I completed my PhD at Humboldt University of Berlin, Germany, in February 2026. My doctoral research used data from the Zwicky Transient Facility (ZTF) to identify and characterise strongly lensed SNe Ia in archival data. I also developed a photometric classification framework for supernovae detected by ZTF.

Prior to my PhD, I obtained an MPhys in 'Physics with Astrophysics' from the University of Manchester in 2021, where my master's thesis focused on transitional millisecond pulsars.

Strongly lensed supernovae

Strong gravitational lensing is a consequence of general relativity, where light from a bright background source is deflected and magnified by an intervening massive object. Strong lensed supernovae, in particlar Type Ia supernove, allow us to calculate cosmological parameters, distributions of dark matter, as well as the astrophysics of the supernovae and the intervening lensing galaxies themselves. My work involves searching for lensed supernovae in archival and live data from ground-based telescopes such as ZTF.

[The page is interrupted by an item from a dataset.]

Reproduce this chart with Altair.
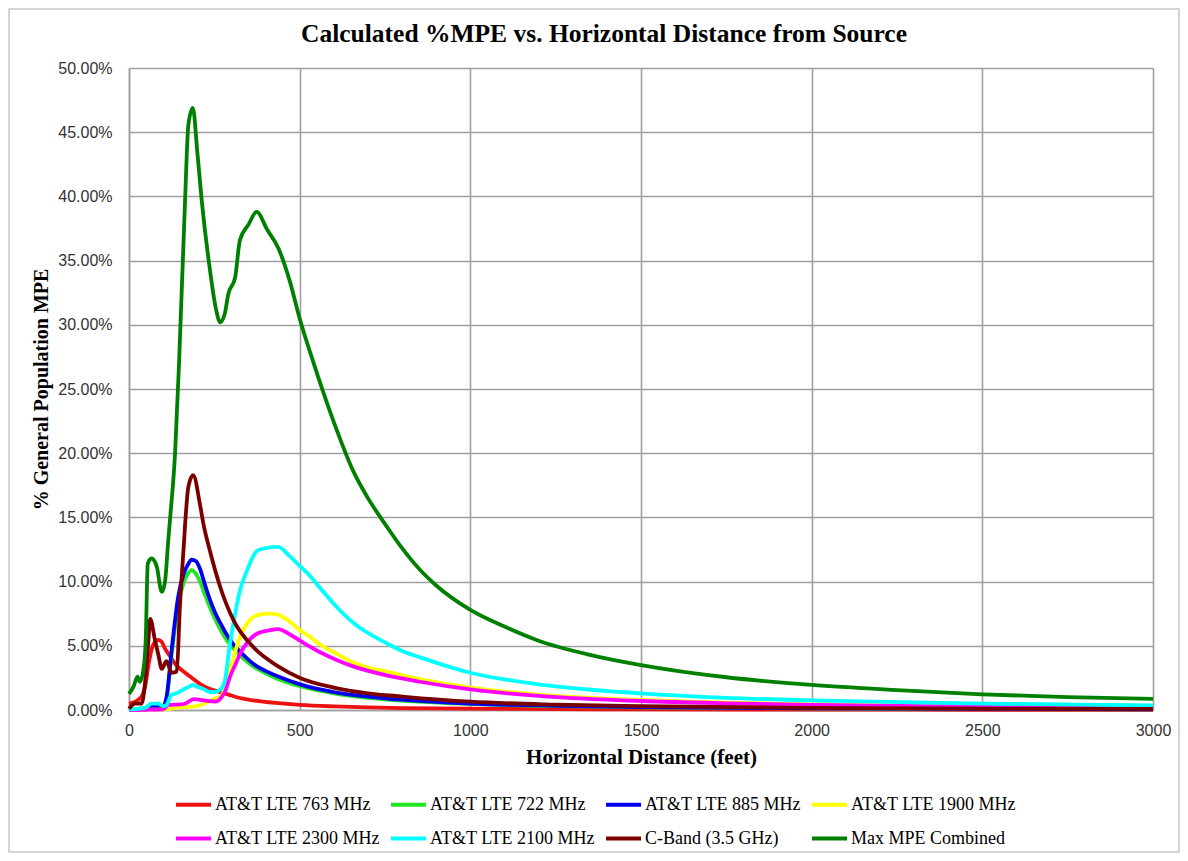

Photometric classification of supernoave with ML

We are in an era of astronomy where we have an unprecedented amount of photometric data (i.e. light curves) of transients, but not enough spectroscopic resources to follow up and classify every object. In this case, photometric classification with machine learning is neccessary to type each supernova we detect. This is important for improving statistics in Type Ia cosmology, as well as for rate studies of each class. My research is applying photometric classification methods to live and archival ZTF extragalactic transients.

SN Ia cosmology

Type Ia supernovae are bright, standardisable candles that play a key role in constructing the cosmological distance ladder. One exciting application of my photometric classification work is the upcoming ability to classify the entire ZTF extragalactic transient sample photometrically. This will yield over 50,000 Type Ia supernovae — an unprecedented dataset for cosmological studies. With it, we will be able to measure fundamental parameters such as the Hubble constant, the matter density of the Universe (Ω_M), and the growth of structure in the early Universe (σ₈).

Photometric classification of supernovae detected by the Zwicky Transient Facility using noise augmentation (2026)

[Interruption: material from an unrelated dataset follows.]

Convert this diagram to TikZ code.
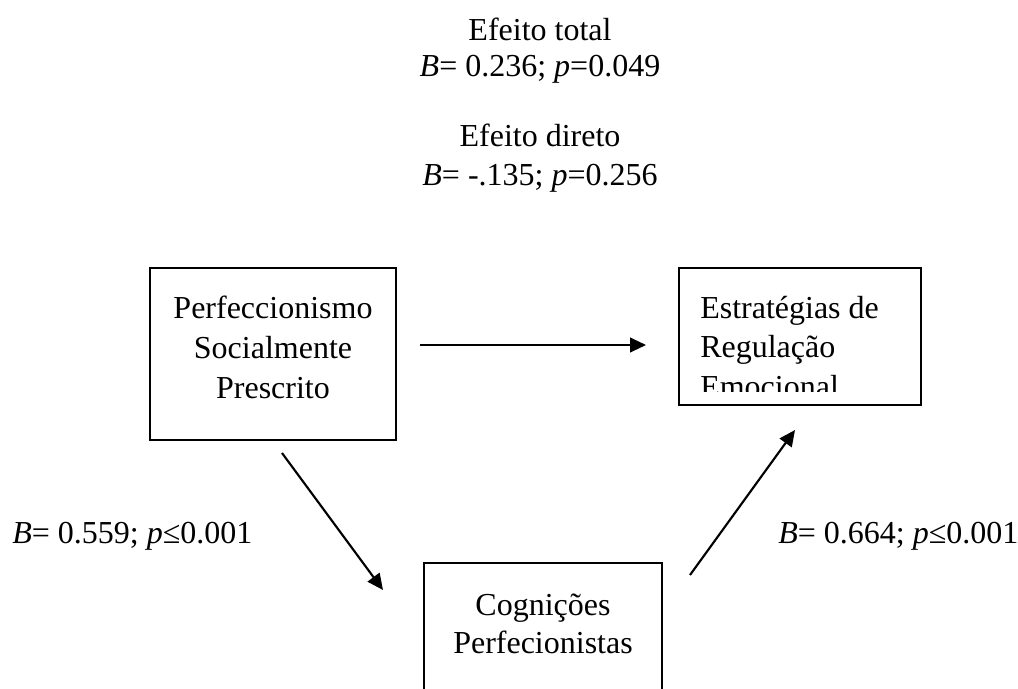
\documentclass[tikz,border=0pt]{standalone}
\usepackage{fontspec}
\setmainfont{Liberation Serif}
\usetikzlibrary{arrows.meta}
\begin{document}
\begin{tikzpicture}[x=0.75pt,y=-0.75pt,
  txt/.style={anchor=base,inner sep=0pt,font=\fontsize{24pt}{30pt}\selectfont},
  txtl/.style={txt,anchor=base west},
  box/.style={draw,line width=1.1pt,inner sep=0pt},
  arr/.style={line width=1.6pt,-{Triangle[length=12pt,width=11pt]}}]
\clip (0,0) rectangle (1018,689);
\fill[white] (0,0) rectangle (1018,689);
% top texts
\node[txt] (tot1) at (540,40) {Efeito total};
\node[txt] (tot2) at (540,76) {\textit{B}= 0.236; \textit{p}=0.049};
\node[txt] (dir1) at (540,146) {Efeito direto};
\node[txt] (dir2) at (540,185) {\textit{B}= -.135; \textit{p}=0.256};
% boxes
\node[box,minimum width=184.5pt,minimum height=129pt] (psp) at (273,354) {};
\node[txt] (psp1) at (273,318) {Perfeccionismo};
\node[txt] (psp2) at (273,358) {Socialmente};
\node[txt] (psp3) at (273,398) {Prescrito};
\node[box,minimum width=181.5pt,minimum height=102.75pt] (ere) at (800,336.5) {};
\begin{scope}
\clip (679,268) rectangle (921,391);
\node[txtl] (ere1) at (700,318) {Estratégias de};
\node[txtl] (ere2) at (700,357) {Regulação};
\node[txtl] (ere3) at (700,397) {Emocional};
\end{scope}
\node[box,minimum width=178.5pt,minimum height=117.75pt] (cp) at (543,641.5) {};
\node[txt] (cp1) at (543,615) {Cognições};
\node[txt] (cp2) at (543,653) {Perfecionistas};
% labels
\node[txtl] (la) at (12,543) {\textit{B}= 0.559; \textit{p}≤0.001};
\node[txtl] (lb) at (778,543) {\textit{B}= 0.664; \textit{p}≤0.001};
% arrows
\coordinate (h1) at (420,345);
\coordinate (h2) at (646,345);
\coordinate (d1) at (282,453);
\coordinate (d2) at (383,590);
\coordinate (u1) at (690,575);
\coordinate (u2) at (795,430);
\draw[arr] (h1) -- (h2);
\draw[arr] (d1) -- (d2);
\draw[arr] (u1) -- (u2);
\end{tikzpicture}
\end{document}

We developed a photometric classification framework tailored to ZTF supernovae. By training on real spectroscopic data and mitigating selection bias through augmentation, we achieved an average SN Ia recall of 98.1%, and this remains above 96% for events as faint as an apparent magnitude of 20.5.

Candidate strongly lensed type Ia supernovae in the Zwicky Transient Facility archive (2025)

We conducted a systematic search through three and a half years of the ZTF archive and found two promising lensed Type Ia supernova candidates. This required an efficient analysis pipeline that removed possible contaminants (such as SLSNe), whilst retaining objects that displayed the characteristics of lensed supernovae.